In a video released Monday night, the president-elect shared his priorities for when he succeeds President Barack Obama on Jan. 20. He called the TPP “a potential disaster” for the United States.

“We will negotiate fair, bilateral trade deals that bring jobs and industry back on to American shores,” said Trump.

The Republican presidential candidate campaigned that several international trade deals signed by the U.S. were poorly negotiated and needed to be ripped up. Critics of the TPP say its stipulations for the U.S. only favoured the wealthy and other nations at the expense of American jobs.

Stephen Harper and the Conservative Party were in government when Canada joined the Trans-Pacific Partnership. (Wikimedia Commons/Remy Steinegger)

Stephen Harper and the Conservative Party were in government when Canada joined the Trans-Pacific Partnership. (Wikimedia Commons/Remy Steinegger)

The impact of the U.S. withdrawing from the TPP, a deal signed by former prime minister Stephen Harper just two weeks before Justin Trudeau defeated him in the 2015 federal election, has severe consequences for all 12 countries involved.

Patrick Leblond, an associate professor of public and international affairs at the University of Ottawa, says if Americans don’t ratify the TPP, the Canadian government will have to pay closer attention to the North American Free Trade Agreement (NAFTA), another deal Trump heavily criticized through the presidential campaign.

“We know it’s in (Trump’s) transition plan that he wants to renegotiate NAFTA, although he hasn’t really said on what basis or what he’d like to change,” Leblond said in an interview with Humber News.
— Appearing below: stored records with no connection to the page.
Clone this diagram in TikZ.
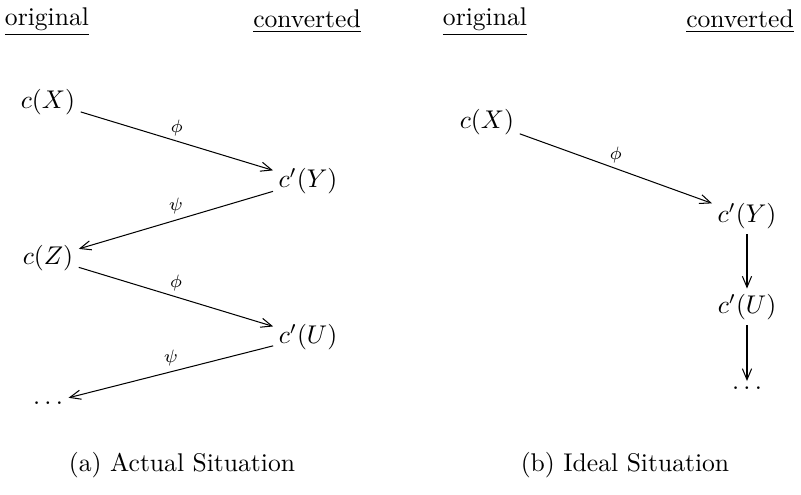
\documentclass[tikz,border=0pt]{standalone}
\usetikzlibrary{arrows.meta}
\begin{document}
\begin{tikzpicture}[x=0.3906pt,y=-0.3906pt,
  obj/.style={inner sep=2pt},
  arr/.style={-{Straight Barb[length=4.3pt,width=3.6pt]},line width=0.4pt},
  lbl/.style={font=\scriptsize,above,midway,inner sep=2pt}]
\useasboundingbox (0,0) rectangle (801,495);
% left panel
\node (oa) at (47,22) {\underline{original}};
\node (ca) at (307,21) {\underline{converted}};
\node[obj] (x1) at (48,102) {$c(X)$};
\node[obj] (y1) at (308,181) {$c'(Y)$};
\node[obj] (z1) at (48,258) {$c(Z)$};
\node[obj] (u1) at (308,337) {$c'(U)$};
\node[obj] (d1) at (48,403) {$\ldots$};
\draw[arr] (x1) -- node[lbl] {$\phi$} (y1);
\draw[arr] (y1) -- node[lbl] {$\psi$} (z1);
\draw[arr] (z1) -- node[lbl] {$\phi$} (u1);
\draw[arr] (u1) -- node[lbl] {$\psi$} (d1);
\node (capa) at (182,465) {(a) Actual Situation};
% right panel
\node (ob) at (485,22) {\underline{original}};
\node (cb) at (740,21) {\underline{converted}};
\node[obj] (x2) at (487,122) {$c(X)$};
\node[obj] (y2) at (747,216) {$c'(Y)$};
\node[obj] (u2) at (747,307) {$c'(U)$};
\node[obj] (d2) at (747,388) {$\ldots$};
\draw[arr] (x2) -- node[lbl] {$\phi$} (y2);
\draw[arr] (y2) -- (u2);
\draw[arr] (u2) -- (d2);
\node (capb) at (625,465) {(b) Ideal Situation};
\end{tikzpicture}
\end{document}
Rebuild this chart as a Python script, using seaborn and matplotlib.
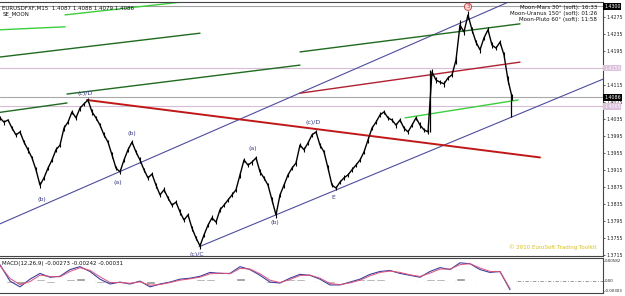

“It’s not clear if he just wants to make it better in terms of free trade, but it sounds more like he wants to make it more protectionist and less free,” he said. “If that’s the case, certainly it would hurt Canadian businesses.”

One of the members of the deal is Japan, the world’s third largest economy. Speaking at a press conference in Lima, Peru on Monday, Japanese Prime Minister Shinzo Abe said the TPP “has no meaning” without the U.S, and that renegotiating an 11-member deal was impossible.

“This would disturb the fundamental balance of benefits,” Abe said.

Leblond says apart from economic and trade opportunity, the American-led agreement was a geopolitically strategic move, tying the U.S. closer to Asia-Pacific and helping bring China in as a member of the TPP on American terms.

“If the Americans leave, that’s it,” said Leblond. “For Canada, it means remain with NAFTA. [They] already have a free trade agreement with Chile and Peru,” he said referring to two TPP signatories.

Leblond says Canada will restart negotiations with the Japanese, as the two were already doing so before joining the TPP.

Canadian dairy farmers have voiced their displeasure through the TPP’s negotiation. A 3.25 per cent increase in foreign products entering Canada forced the former Conservative federal government to promise spending $4.3 billion over a 15-year period to protect farmers from potential economic damage.

Laural Adams, the communications manager for the Dairy Farmers of Ontario, says it’s really too early to speculate on what Trump’s announcement means.

“I can tell you that as an industry, we recognize that trade, including the TPP is necessary for our country,” Adams told Humber News. “We trust that the government will continue to support the Canadian dairy industry regardless of what happens.”

The TPP was signed by 12 countries in February. Along with Canada, the United States, Japan, Chile and Peru, the other seven countries include Australia, Brunei, Malaysia, Mexico, New Zealand, Singapore and Vietnam.